Is there a work of literature that will forever be with you? It may be one that you return to time and again. I’d love to hear about it.
Zen and the Art of Motorcycle Maintenance by Pilseg taught me about how to deal with motorbikes that won’t start and frustrations with life in general. I remember the main guy coming to the realisation that a more useful attitude to his bike( that needed maintenance) was to understand the engine was simply obeying all the laws of physics and that if something like the spark plug was not clean the engine was not MEANT to start. This taught me not to blame the universe or God or circumstance for something which was not working the way I thought it should. God’s laws and physical/nature laws are constant and never change. Accept that fact and life becomes a little more understandable and a little less frustrating.
It is on my list but I haven’t got to it yet!
My mother read Aesop’s fables to me when I was a child. The moral and ethical lessons learned then are frequent illustrations I share with my own son (though within a Biblical context).
In a post modern context these are really great to deliberate on ethical dilemmas.

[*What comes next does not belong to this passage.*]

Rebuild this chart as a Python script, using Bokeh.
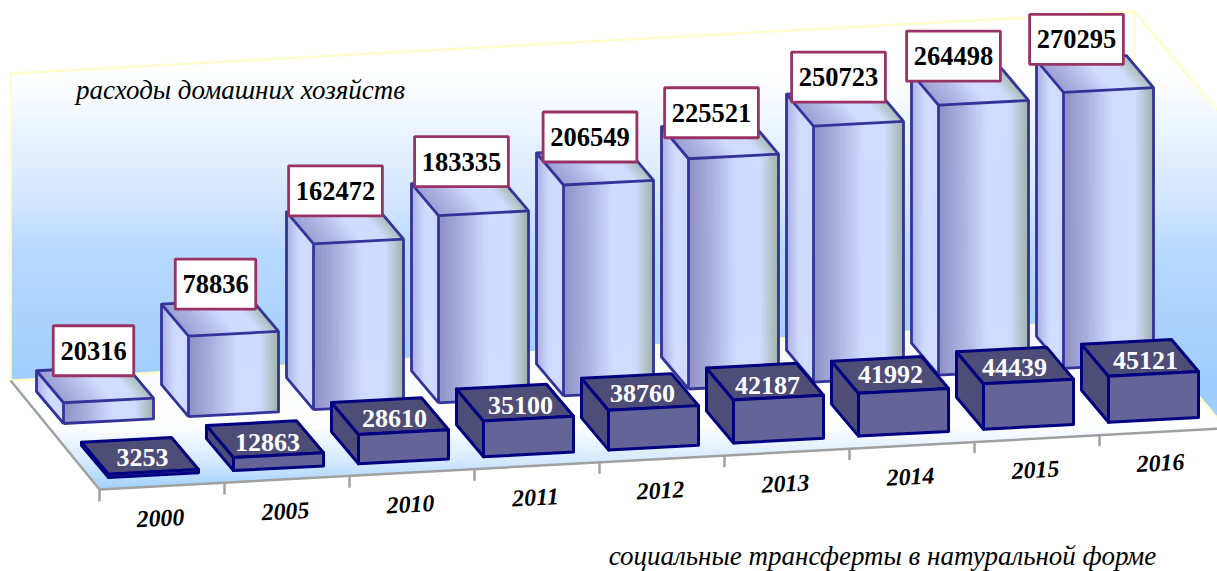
from bokeh.plotting import figure
from bokeh.models import Range1d
from bokeh.core.properties import value
from bokeh.embed import file_html
from bokeh.resources import INLINE

# ---- data ----
categories = ["2000", "2005", "2010", "2011", "2012", "2013", "2014", "2015", "2016"]
household = [20316, 78836, 162472, 183335, 206549, 225521, 250723, 264498, 270295]
transfers = [3253, 12863, 28610, 35100, 38760, 42187, 41992, 44439, 45121]
household_name = "расходы домашних хозяйств"
transfers_name = "социальные трансферты в натуральной форме"

# ---- label nudges relative to each bar's front-left top corner ----
hh_off = [(30, -52), (27, -52), (22, -53), (23, -54), (26.5, -48), (23, -46), (25, -49), (15, -49), (13, -53)]
tr_off = [(34, -17), (34, -15), (36, -16), (37, -15), (34, -17), (34, -14.5), (32, -19), (31, -16), (37, -16)]

# ---- oblique projection ----
STEP = (125.0, -6.9)
WIDE = (90.0, -4.7)
DEEP = (27.0, 32.0)
PX_PER_UNIT = 1.021 / 1000
ORIGIN_BACK = (63.0, 423.0)
ORIGIN_FRONT = (108.0, 477.0)

p = figure(width=1217, height=571, x_range=Range1d(0, 1217), y_range=Range1d(571, 0),
           toolbar_location=None, output_backend="svg", min_border=0,
           background_fill_color="white", border_fill_color="white")
p.axis.visible = False
p.grid.visible = False
p.outline_line_color = None


def hx(c):
    c = c.lstrip("#")
    return tuple(int(c[i:i + 2], 16) for i in (0, 2, 4))


def ramp(stops, t):
    if t <= stops[0][0]:
        return stops[0][1]
    for (a, ca), (b, cb) in zip(stops, stops[1:]):
        if t <= b:
            f = (t - a) / (b - a)
            x, y = hx(ca), hx(cb)
            return "#%02x%02x%02x" % tuple(round(x[k] + (y[k] - x[k]) * f) for k in range(3))
    return stops[-1][1]


def clip_band(poly, y0, y1):
    def cut(pts, keep, yc):
        out = []
        for a, b in zip(pts, pts[1:] + pts[:1]):
            ia, ib = keep(a[1]), keep(b[1])
            if ia:
                out.append(a)
            if ia != ib:
                f = (yc - a[1]) / (b[1] - a[1])
                out.append((a[0] + (b[0] - a[0]) * f, yc))
        return out
    pts = cut(poly, lambda y: y >= y0, y0)
    if pts:
        pts = cut(pts, lambda y: y <= y1, y1)
    return pts


def vertical_fill(poly, stops, step=3):
    xs, ys, cols = [], [], []
    ymin, ymax = min(q[1] for q in poly), max(q[1] for q in poly)
    y = ymin
    while y < ymax:
        band = clip_band(poly, y, min(y + step, ymax))
        if len(band) >= 3:
            xs.append([q[0] for q in band])
            ys.append([q[1] for q in band])
            cols.append(ramp(stops, y + step / 2))
        y += step
    p.patches(xs, ys, fill_color=cols, line_color=cols, line_width=0.8)


# ---- chart walls and floor ----
WALL = [(73, "#ffffff"), (150, "#e4f0ff"), (200, "#d3e6ff"), (250, "#b8d9ff"), (380, "#a0cdff")]
FLOOR = [(345, "#f6faff"), (425, "#ffffff"), (460, "#d5e9ff"), (490, "#9fd0ff")]

back_l_top, back_r_top = (10, 73), (1134, 11)
back_l_bot, back_r_bot = (10, 380), (1134, 319)
right_top, right_bot = (1217, 110), (1217, 418)
floor_fr, floor_fl = (1223, 428), (99, 489)

vertical_fill([back_l_top, back_r_top, back_r_bot, back_l_bot], WALL)
vertical_fill([back_r_top, right_top, right_bot, back_r_bot], WALL)
vertical_fill([back_l_bot, back_r_bot, floor_fr, floor_fl], FLOOR)

p.multi_line([[back_l_bot[0], back_l_top[0], back_r_top[0], right_top[0]], [back_r_top[0], back_r_bot[0]],
              [back_l_bot[0], back_r_bot[0], right_bot[0]]],
             [[back_l_bot[1], back_l_top[1], back_r_top[1], right_top[1]], [back_r_top[1], back_r_bot[1]],
              [back_l_bot[1], back_r_bot[1], right_bot[1]]],
             line_color="#ffffcc", line_width=2.5)

# axis line, side edge and ticks
GRAY = "#a0a0a0"
tick_xs = [floor_fl[0] + STEP[0] * k for k in range(len(categories))]
tick_ys = [floor_fl[1] + STEP[1] * k for k in range(len(categories))]
p.segment(tick_xs, tick_ys, tick_xs, [y + 12 for y in tick_ys], line_color=GRAY, line_width=2.5)
p.line([back_l_bot[0], floor_fl[0], floor_fr[0]], [back_l_bot[1], floor_fl[1], floor_fr[1]],
       line_color=GRAY, line_width=2.5)

# ---- gradient bars ----
FACE = [(0, "#8d90c4"), (0.25, "#a8aedd"), (0.55, "#d0dcff"), (0.8, "#d0dcff"), (1, "#9fb3a8")]
SIDE = [(0, "#a9aee0"), (0.5, "#d0dcff"), (1, "#d0dcff")]
TOP = [(0, "#9a9ed2"), (0.25, "#b0b6e4"), (0.55, "#d0dcff"), (0.8, "#d0dcff"), (1, "#a8bcb4")]
N = 40


def corners(origin, k, val):
    fx = origin[0] + STEP[0] * k
    fy = origin[1] + STEP[1] * k
    h = val * PX_PER_UNIT
    return fx, fy, h


def lerp_strips(a0, b0, a1, b1, stops, out):
    """Strips between edge a0-b0 and edge a1-b1."""
    for j in range(N):
        t0, t1 = j / N, (j + 1) / N
        q = [(a0[m] + (a1[m] - a0[m]) * t0, b0[m] + (b1[m] - b0[m]) * t0,
              b0[m] + (b1[m] - b0[m]) * t1, a0[m] + (a1[m] - a0[m]) * t1) for m in (0, 1)]
        out[0].append(list(q[0]))
        out[1].append(list(q[1]))
        out[2].append(ramp(stops, (t0 + t1) / 2))


strips = ([], [], [])
edge_x, edge_y = [], []
for k, v in enumerate(household):
    fx, fy, h = corners(ORIGIN_BACK, k, v)
    fl_b = (fx, fy)
    fr_b = (fx + WIDE[0], fy + WIDE[1])
    fl_t = (fx, fy - h)
    fr_t = (fx + WIDE[0], fy + WIDE[1] - h)
    bl_b = (fx - DEEP[0], fy - DEEP[1])
    bl_t = (fx - DEEP[0], fy - DEEP[1] - h)
    br_t = (fr_t[0] - DEEP[0], fr_t[1] - DEEP[1])
    lerp_strips(bl_b, bl_t, fl_b, fl_t, SIDE, strips)
    lerp_strips(bl_t, fl_t, br_t, fr_t, TOP, strips)
    lerp_strips(fl_b, fl_t, fr_b, fr_t, FACE, strips)
    for path in ([fl_b, fr_b, fr_t, br_t, bl_t, bl_b, fl_b], [fl_b, fl_t, fr_t], [fl_t, bl_t]):
        edge_x.append([q[0] for q in path])
        edge_y.append([q[1] for q in path])
p.patches(strips[0], strips[1], fill_color=strips[2], line_color=strips[2], line_width=0.8)
p.multi_line(edge_x, edge_y, line_color="#333399", line_width=2.8, line_join="round")

# ---- flat bars ----
fxs, fys, fcs = [], [], []
for k, v in enumerate(transfers):
    fx, fy, h = corners(ORIGIN_FRONT, k, v)
    fl_b = (fx, fy)
    fr_b = (fx + WIDE[0], fy + WIDE[1])
    fl_t = (fx, fy - h)
    fr_t = (fx + WIDE[0], fy + WIDE[1] - h)
    bl_b = (fx - DEEP[0], fy - DEEP[1])
    bl_t = (fx - DEEP[0], fy - DEEP[1] - h)
    br_t = (fr_t[0] - DEEP[0], fr_t[1] - DEEP[1])
    for poly, col in (([bl_b, bl_t, fl_t, fl_b], "#4d4d78"),
                      ([bl_t, br_t, fr_t, fl_t], "#4d4d78"),
                      ([fl_b, fl_t, fr_t, fr_b], "#646498")):
        fxs.append([q[0] for q in poly])
        fys.append([q[1] for q in poly])
        fcs.append(col)
p.patches(fxs, fys, fill_color=fcs, line_color="#000080", line_width=3, line_join="round")

# ---- value labels ----
SERIF = value("Liberation Serif")
hx_c, hy_c, hw = [], [], []
for k, v in enumerate(household):
    fx, fy, h = corners(ORIGIN_BACK, k, v)
    hx_c.append(fx + hh_off[k][0])
    hy_c.append(fy - h + hh_off[k][1])
    hw.append(len(str(v)) * 13.3 + 14)
p.rect(hx_c, hy_c, width=hw, height=50, fill_color="white", line_color="#993366", line_width=2.8)
p.text(hx_c, hy_c, text=[str(v) for v in household], text_font=SERIF, text_font_style="bold",
       text_font_size="26.5px", text_align="center", text_baseline="middle", text_color="black")

tx_c, ty_c = [], []
for k, v in enumerate(transfers):
    fx, fy, h = corners(ORIGIN_FRONT, k, v)
    tx_c.append(fx + tr_off[k][0])
    ty_c.append(fy - h + tr_off[k][1])
p.text(tx_c, ty_c, text=[str(v) for v in transfers], text_font=SERIF, text_font_style="bold",
       text_font_size="26px", text_align="center", text_baseline="middle", text_color="white")

# ---- category labels ----
p.text([160 + STEP[0] * k for k in range(len(categories))],
       [518 + STEP[1] * k for k in range(len(categories))],
       text=categories, angle=0.05, text_font=SERIF, text_font_style="bold italic",
       text_font_size="24px", text_align="center", text_baseline="middle", text_color="black")

# ---- series names ----
p.text([240], [89], text=[household_name], text_font=SERIF, text_font_style="italic",
       text_font_size="27px", text_align="center", text_baseline="middle", text_color="black")
p.text([882], [555.5], text=[transfers_name], text_font=SERIF, text_font_style="italic",
       text_font_size="27px", text_align="center", text_baseline="middle", text_color="black")

open("out.html", "w").write(file_html(p, INLINE))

Thanks for commenting.
Atonement by Ian McEwan, was really powerful in its representation of love destroyed by one girls actions. She used the power of story-telling to give the lovers a happy-ever after and ultimately her actions had ruined her life as well. I enjoyed the narrating and re-telling of histories as well as the power of tragedy with the great pathos of the two endings.
Another book to add to my list. Thanks for for your comments!